Talking Heads: Fear of Music

I blame Gang of Four.

I was so swept away from discovering Entertainment! in 2005, I jonesed for more of that same punk guitar and new wave rhythms.

Where, oh where, would find such a brilliant marriage of odd riffs and danceable beats?

Listed as an influence in AllMusic’s entry of Gang of Four was Talking Heads. Huh. I never did collect any Talking Heads when I was younger.

When the band was at its creative peak, I was in junior high, discovering Duran Duran and Eurythmics. By the time high school ended, so was Talking Heads.

As a result, they became one of many bands I should have listened to while growing up.

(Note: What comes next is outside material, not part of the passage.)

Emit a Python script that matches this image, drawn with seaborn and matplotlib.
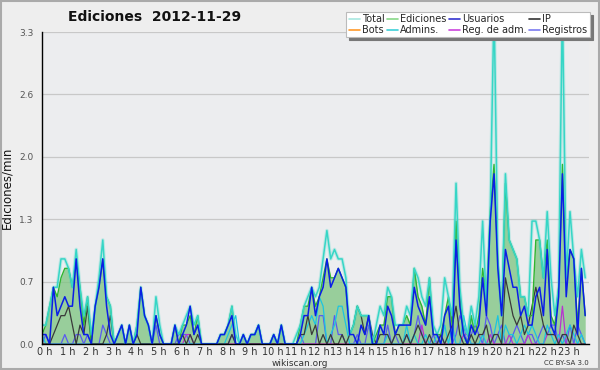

I started with the 2005 anthology The Best of Talking Heads and realized the band was part of my youth more significantly than I remembered. Upon the recommendation of friends, I went with Fear of Music next.

There isn’t much point adding to the years’ worth of accolades heaped on this album. I’m usually skeptical of such accolades since I wasn’t old enough to understand the context in which they were originally made.

But the adventurousness of Fear of Music can’t be dismissed.

The album gets dark and angular, and while its highly rhythmic moments are conducive for booty-shaking, it’s tempered by David Byrne’s maniacal vocals and Chris Franz’s schizophrenic guitars.

"Animals" is all over the place, but it gets lucid enough to throw a South African guitar lick in the chorus. "I Zimbra" introduces the international elements that would inform Byrne’s later work.

"Heaven" features the best lyric on the album: "Heaven is the place where nothing much happens." And yet evangelical Christians are so anxious to get there …

Living Colour turned "Memories Can’t Wait" into a metal anthem, but the original possesses a robotic chilliness Living Colour couldn’t touch.

Fear of Music is a quirky and ominous work, tightly constructed and wonderfully performed. I’m glad to have taken the time to discover it.